Normal work practices
“There’s no way they would have done this on their own,” he said.
“This is about management on this job wanting to be able to complete this job without normal scrutiny and without regard to safety and normal workplace representation.
“Our presence here today is about our ongoing efforts to get management to acknowledge their responsibility to have a construction project which is safe and which also allows normal workplace democracy.
“There can’t be any clearer message to a workforce when a person is assaulted that if you don’t want to be sacked or for this to happen to you, you keep your mouth shut and get on with it.
“We believe that, at worst, management were co-conspirators in the actions which led up to the assault on the safety officer, or at the very least, have not responded to the incident in a responsible manner.

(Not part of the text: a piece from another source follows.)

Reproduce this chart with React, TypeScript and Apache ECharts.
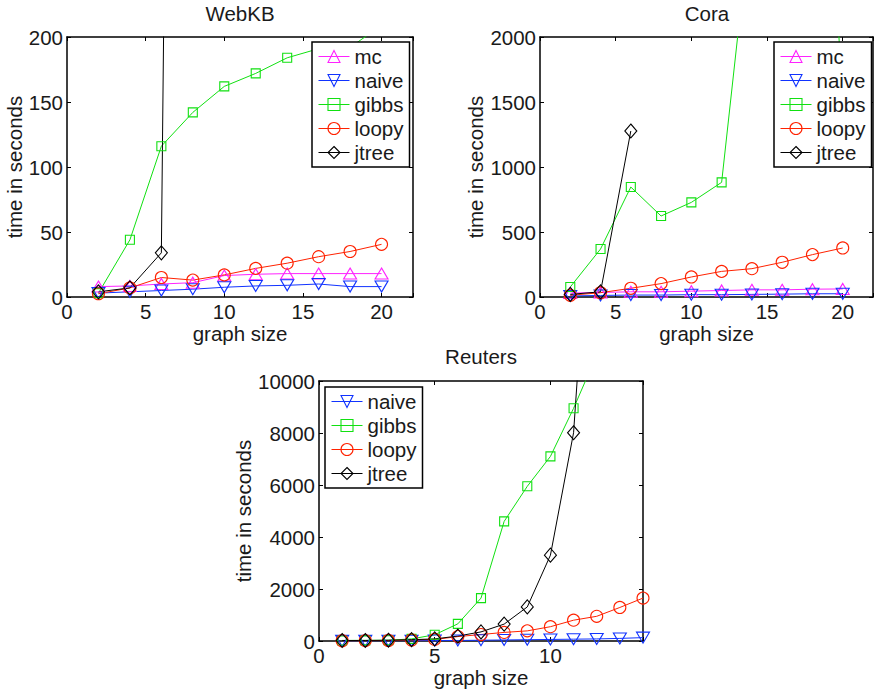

“That is the point of our action here today, to get management to agree that they need to come to the table and talk to us about the concerns we have.
“To date we have had some discussions but none that we could describe as meaningful.”
He also said that there hadn’t been the usual discussions between the developers and the unions that there would normally be prior the start a project of this scale.
He said it was clear they wanted to keep the unions out.
The spokesperson for Bald Hills P/L Matthew Croome said he could not comment in the alleged assault until the Victorian Police, Fair Work Australia and Work Safe Victoria had finished conducting their investigations.
Mr Croome agreed to provide a statement on levels of local employment, involvement by local contractors and impact on the local economy.